I have smoked since I was 18 with short periods of quit that has last anywhere from 3 months to a year and somehow I always go back to it each time with something triggering my actions. About 3 years ago, I switch from smoking cigarettes to vaping and slowly lowering my nicotine level with the intent to stop during those few years. I figure I just need to do it rather than making up excuses, so as of last week, I stopped cold turkey. Doing fairly well.... First couple of days was fine because I was keeping busy and went out, but then, work started and day 3 to present, it started getting a bit tougher since I use to just sit at my desk and vape. So, instead, I kept trying to find snacking to replace my anxiety and restlessness (from healthy snacks to not so healthy snacks). BUT, I didn't falter.

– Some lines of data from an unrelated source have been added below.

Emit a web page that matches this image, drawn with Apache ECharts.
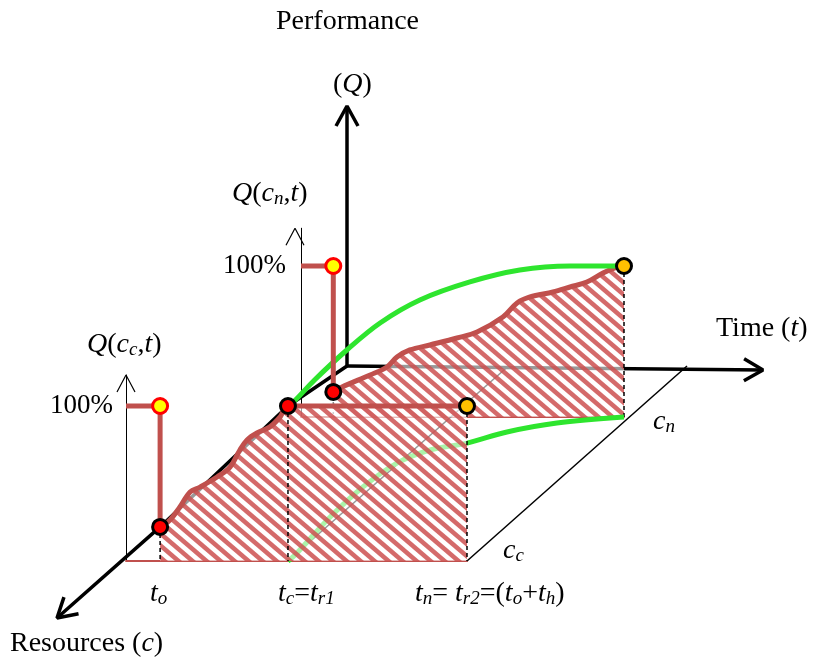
<!DOCTYPE html>
<html>
<head>
<meta charset="utf-8">
<script src="https://cdn.jsdelivr.net/npm/echarts@6/dist/echarts.min.js"></script>
<style>
  html, body { margin: 0; padding: 0; background: #fff; }
  #chart { width: 817px; height: 667px; }
</style>
</head>
<body>
<div id="chart"></div>
<script>
// ---- data -------------------------------------------------------------
// characteristic instants on the time axis
const T_O = 1.0;    // disruption
const T_C = 4.75;   // recovery with current resources (t_c = t_r1)
const T_N = 10;     // recovery with new resources (t_n = t_r2)

// Q(c_c, t): performance with current resources c_c (percent)
const ccStepT = [0, T_O, T_O];
const ccStepQ = [100, 100, 22];
const ccRecoveryT = [1.0, 1.29, 1.58, 1.88, 2.17, 2.67, 3.05, 3.34, 3.55, 3.84, 4.22, 4.52, 4.75, 10];
const ccRecoveryQ = [22, 26.5, 34.8, 44.5, 47.7, 54.2, 60.6, 71.6, 78.1, 82.6, 86.5, 92.9, 100, 100];

// Q(c_n, t): performance with new resources c_n (percent)
const cnStepT = [0, T_O, T_O];
const cnStepQ = [100, 100, 16.6];
const cnRecoveryT = [1.0, 1.27, 2.14, 2.66, 2.97, 3.37, 3.99, 4.83, 5.45, 6.25, 6.69, 7.09, 7.80, 8.33, 8.85, 9.35, 9.78, 10];
const cnRecoveryQ = [16.6, 19.9, 27.8, 33.1, 39.7, 44.4, 47.7, 52.3, 56.3, 66.2, 75.5, 79.5, 82.8, 86.1, 89.4, 95.4, 99.3, 100];

// resource scale-up path from c_c (0) to c_n (1), at full performance and on the floor
const topPathT     = [4.75, 4.76, 4.62, 4.52, 4.55, 4.93, 5.81, 6.92, 8.33, 10];
const topPathShift = [0, 0.043, 0.186, 0.4, 0.593, 0.757, 0.886, 0.971, 1, 1];
const floorPathT     = [4.75, 4.74, 4.49, 4.43, 4.62, 5.17, 6.06, 6.9, 8.13, 10];
const floorPathShift = [0, 0.056, 0.306, 0.514, 0.68, 0.771, 0.819, 0.896, 0.958, 1];

// ---- layout of the oblique drawing ------------------------------------
const PLANE_CC = { left: 126, base: 561, tPx: 34.1, qPx: 1.55, qMax: 120 };
const PLANE_CN = { left: 301, base: 417, tPx: 32.3, qPx: 1.51, qMax: 125 };
const BACK = { left: 347, base: 366, tPx: 34 };
const FRAME = { corner: [347, 366], qTip: [347, 106], tTip: [763, 370], cTip: [57, 618] };

const RED = '#c0504d';
const GREEN = '#2ee52e';
const SERIF = 'Liberation Serif';

function onPlane(p, t, q) { return [p.left + t * p.tPx, p.base - (q || 0) * (p.qPx || 0)]; }
function between(t, q, f) {
  const a = onPlane(PLANE_CC, t, q), b = onPlane(PLANE_CN, t, q);
  return [a[0] + (b[0] - a[0]) * f, a[1] + (b[1] - a[1]) * f];
}
function pairs(xs, ys) { return xs.map((x, i) => [x, ys[i]]); }
function chevron(tip, from, len, half) {
  const dx = tip[0] - from[0], dy = tip[1] - from[1], L = Math.hypot(dx, dy);
  const ux = dx / L, uy = dy / L;
  const bx = tip[0] - ux * len, by = tip[1] - uy * len;
  return [[bx - uy * half, by + ux * half], tip, [bx + uy * half, by - ux * half]];
}
function hatchPattern() {
  const ph = 14, pv = 12;                 // stripe period along x and along y
  const w = ph * 2, h = pv * 2;
  const c = document.createElement('canvas');
  c.width = w; c.height = h;
  const g = c.getContext('2d');
  g.fillStyle = 'rgba(255,255,255,0.6)';
  g.fillRect(0, 0, w, h);
  g.strokeStyle = 'rgba(205,80,80,0.85)';
  g.lineWidth = 4.5;
  const slope = pv / ph;
  for (let k = -8; k <= 8; k++) {
    g.beginPath();
    g.moveTo(-30, -30 * slope + pv * k);
    g.lineTo(w + 30, (w + 30) * slope + pv * k);
    g.stroke();
  }
  return c;
}
const HATCH = { image: hatchPattern(), repeat: 'repeat' };

// ---- series helpers ---------------------------------------------------
function overlay(data, style, z, smooth) {
  return { type: 'line', xAxisIndex: 0, yAxisIndex: 0, data, symbol: 'none', silent: true,
           smooth: smooth || false, lineStyle: style, z, animation: false };
}
function planeLine(idx, data, style, z, extra) {
  return Object.assign({ type: 'line', xAxisIndex: idx, yAxisIndex: idx, data, symbol: 'none',
                         silent: true, lineStyle: style, z, animation: false }, extra || {});
}
function dots(idx, data, fill, border, z) {
  return { type: 'scatter', xAxisIndex: idx, yAxisIndex: idx, data, symbolSize: 15, silent: true, z,
           itemStyle: { color: fill, borderColor: border, borderWidth: 3, opacity: 1 }, animation: false };
}
function gridFor(p) {
  return { left: p.left, top: p.base - p.qMax * p.qPx, width: T_N * p.tPx, height: p.qMax * p.qPx };
}
function planeX(i) {
  return { gridIndex: i, type: 'value', min: 0, max: T_N,
           axisLine: { show: true, onZero: false, lineStyle: { color: RED, width: 2 } },
           axisTick: { show: false }, axisLabel: { show: false }, splitLine: { show: false } };
}
function planeY(i, p, offset, margin) {
  return { gridIndex: i, type: 'value', min: 0, max: p.qMax, interval: 100, offset,
           axisLine: { show: true, lineStyle: { color: '#000', width: 1 } },
           axisTick: { show: false }, splitLine: { show: false },
           axisLabel: { margin, color: '#000', fontFamily: SERIF, fontSize: 27,
                        formatter: v => (v === 100 ? '100%' : '') } };
}

// ---- geometry derived from the data ------------------------------------
const ccDrop = ccStepQ[2], cnDrop = cnStepQ[2];
const black = w => ({ color: '#000', width: w });
const cnAxisX = PLANE_CN.left - 6;
const ccTipThin = [PLANE_CC.left, PLANE_CC.base - PLANE_CC.qMax * PLANE_CC.qPx];
const cnTipThin = [cnAxisX, PLANE_CN.base - PLANE_CN.qMax * PLANE_CN.qPx];

const series = [
  // 3-D frame: performance, time and resources axes
  overlay([FRAME.corner, FRAME.qTip], black(3.5), 1),
  overlay(chevron(FRAME.qTip, FRAME.corner, 20, 11), black(3.5), 1),
  overlay([FRAME.corner, FRAME.tTip], black(3.5), 1),
  overlay(chevron(FRAME.tTip, FRAME.corner, 19, 11), black(3.5), 1),
  overlay([FRAME.corner, onPlane(PLANE_CC, T_C, 100), onPlane(PLANE_CC, T_O, ccDrop), FRAME.cTip], black(3.5), 1),
  overlay(chevron(FRAME.cTip, onPlane(PLANE_CC, T_O, ccDrop), 19, 11), black(3.5), 1),
  // resource lines at t_c and t_n
  overlay([onPlane(PLANE_CC, T_C, 0), onPlane(BACK, T_C)], black(1.6), 1),
  overlay([onPlane(PLANE_CC, T_N, 0), onPlane(BACK, T_N)], black(1.5), 1),
  // thin Q arrows of each plane
  overlay(chevron(ccTipThin, [ccTipThin[0], PLANE_CC.base], 17, 9), black(1.2), 3),
  overlay(chevron(cnTipThin, [cnTipThin[0], PLANE_CN.base], 17, 9), black(1.2), 3),

  // plane c_n
  planeLine(1, pairs(cnRecoveryT, cnRecoveryQ), { color: RED, width: 5 }, 2,
            { smooth: 0.35, areaStyle: { color: HATCH, opacity: 1 } }),
  planeLine(1, [[T_N, 100], [T_N, 0]], { color: '#000', width: 1.5, type: [4, 3] }, 2.5),
  planeLine(1, [[T_O, cnDrop], [T_O, 0]], { color: '#888', width: 1.5, type: [2, 3] }, 2.5),

  // scale-up path
  overlay(pairs(topPathT, topPathShift).map(d => between(d[0], 100, d[1])), { color: GREEN, width: 5 }, 3, 0.35),
  overlay(pairs(floorPathT, floorPathShift).map(d => between(d[0], 0, d[1])), { color: GREEN, width: 5 }, 3, 0.35),

  planeLine(1, pairs(cnStepT, cnStepQ), { color: RED, width: 5 }, 6),

  // plane c_c
  planeLine(2, pairs(ccRecoveryT, ccRecoveryQ), { color: RED, width: 5 }, 4,
            { smooth: 0.35, areaStyle: { color: HATCH, opacity: 1 } }),
  planeLine(2, [[T_O, ccDrop], [T_O, 0]], { color: '#000', width: 1.5, type: [4, 3] }, 5),
  planeLine(2, [[T_C, 100], [T_C, 0]], { color: '#000', width: 1.5, type: [4, 3] }, 5),
  planeLine(2, [[T_N, 100], [T_N, 0]], { color: '#000', width: 1.5, type: [4, 3] }, 5),
  planeLine(2, pairs(ccStepT, ccStepQ), { color: RED, width: 5 }, 6),

  // state markers
  dots(1, [[T_O, cnDrop]], '#ff0000', '#000', 7),
  dots(1, [[T_O, 100]], '#ffff00', '#ff0000', 7),
  dots(1, [[T_N, 100]], '#ffc000', '#000', 7),
  dots(2, [[T_O, ccDrop], [T_C, 100]], '#ff0000', '#000', 7),
  dots(2, [[T_O, 100]], '#ffff00', '#ff0000', 7),
  dots(2, [[T_N, 100]], '#ffc000', '#000', 7)
];

// ---- text ---------------------------------------------------------------
const RICH = {
  i: { fontStyle: 'italic', fontSize: 28, fontFamily: SERIF, fill: '#000' },
  s: { fontStyle: 'italic', fontSize: 19, fontFamily: SERIF, fill: '#000', verticalAlign: 'bottom', lineHeight: 12 }
};
function label(x, y, text) {
  return { type: 'text', x, y, silent: true, z: 10,
           style: { text, rich: RICH, fontSize: 28, fontFamily: SERIF, fill: '#000',
                    align: 'left', verticalAlign: 'middle' } };
}
const labels = [
  label(276, 22, 'Performance'),
  label(333, 85, '({i|Q})'),
  label(232, 194, '{i|Q}({i|c}{s|n},{i|t})'),
  label(87, 345, '{i|Q}({i|c}{s|c},{i|t})'),
  label(716, 329, 'Time ({i|t})'),
  label(653, 422, '{i|c}{s|n}'),
  label(503, 551, '{i|c}{s|c}'),
  label(150, 594, '{i|t}{s|o}'),
  label(278, 594, '{i|t}{s|c}={i|t}{s|r1}'),
  label(415, 594, '{i|t}{s|n}= {i|t}{s|r2}=({i|t}{s|o}+{i|t}{s|h})'),
  label(10, 644, 'Resources ({i|c})')
];

const chart = echarts.init(document.getElementById('chart'), null, { renderer: 'canvas' });
chart.setOption({
  animation: false,
  backgroundColor: '#fff',
  grid: [
    { left: 0, top: 0, width: 817, height: 667 },
    gridFor(PLANE_CN),
    gridFor(PLANE_CC)
  ],
  xAxis: [
    { gridIndex: 0, type: 'value', min: 0, max: 817, show: false },
    planeX(1),
    planeX(2)
  ],
  yAxis: [
    { gridIndex: 0, type: 'value', min: 0, max: 667, inverse: true, show: false },
    planeY(1, PLANE_CN, 6, 9),
    planeY(2, PLANE_CC, 1, 12)
  ],
  series,
  graphic: labels
});
</script>
</body>
</html>
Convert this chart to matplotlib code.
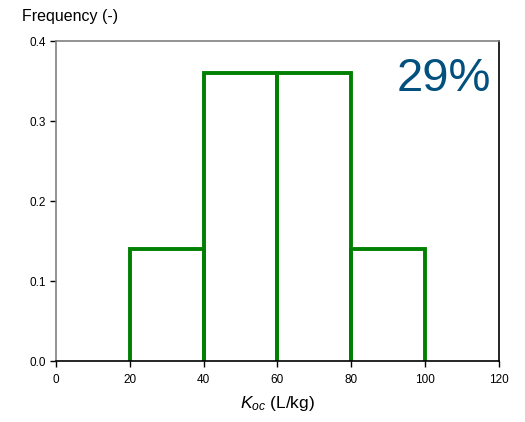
import numpy as np
import matplotlib
matplotlib.use("Agg")
import matplotlib.pyplot as plt

plt.rcParams['font.family'] = ['Liberation Sans', 'DejaVu Sans']
plt.rcParams['mathtext.fontset'] = 'custom'
plt.rcParams['mathtext.rm'] = 'Liberation Sans'
plt.rcParams['mathtext.it'] = 'Liberation Sans:italic'

# bin edges and frequencies
bin_left  = [20, 40, 60, 80]
bin_right = [40, 60, 80, 100]
freq      = [0.14, 0.36, 0.36, 0.14]
x_ticks   = [0, 20, 40, 60, 80, 100, 120]
y_ticks   = [0.0, 0.1, 0.2, 0.3, 0.4]

fig = plt.figure(figsize=(5.25, 4.22), dpi=100)
ax = fig.add_axes((0.1067, 0.1445, 0.8433, 0.7583))

for l, r, h in zip(bin_left, bin_right, freq):
    ax.plot([l, l, r, r], [0, h, h, 0], color='#008000', lw=2.8,
            solid_joinstyle='miter', zorder=2)

ax.set_xlim(0, 120)
ax.set_ylim(0, 0.4)
ax.set_xticks(x_ticks)
ax.set_yticks(y_ticks)
ax.set_yticklabels(['%.1f' % v for v in y_ticks])
ax.tick_params(direction='out', length=4, labelsize=8.5, width=1)
ax.tick_params(axis='x', pad=5)

ax.spines['left'].set_color('#808080')
ax.spines['top'].set_color('#808080')
ax.spines['right'].set_color('black')
ax.spines['bottom'].set_color('black')
for s in ax.spines.values():
    s.set_linewidth(1.2)
    s.set_zorder(3)

ax.set_xlabel(r'$K_{oc}$ (L/kg)', fontsize=12.5, labelpad=6)
fig.text(0.042, 0.962, 'Frequency (-)', fontsize=11.5, ha='left', va='center')
ax.text(0.983, 0.88, '29%', transform=ax.transAxes, fontsize=34,
        color='#01507e', ha='right', va='center')

fig.savefig('out.png', dpi=100)
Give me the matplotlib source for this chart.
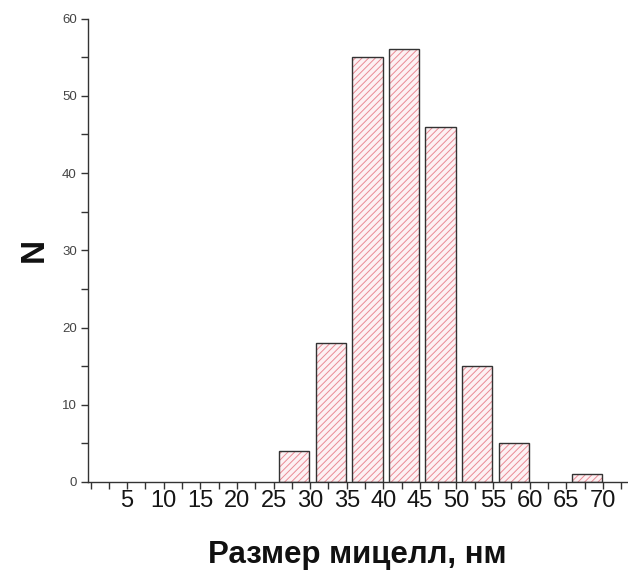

Yet, here we are on day 6.... and I can't seem to get my mind off an actual cigarette to help with my emotional state. My daughter told me that she had a fight with her best friend and was on the crisis line because of suicidal thoughts. She has been under therapy for depression for the past few months and I'm just so overwhelmed and frustrated because I have no idea how to help and her ability to communicate her feelings on what is causing these depressions pretty much sums it up with "I don't know." This is weighing on me and as much as I hate to, I really want to run out and purchase a pack and have a cigarette to help me cope with these emotions. Trying everything I can to not give in... UGH!!!!!
The only thing keeping me in check right now is just how I don't want to lose those 6 nicotine free days.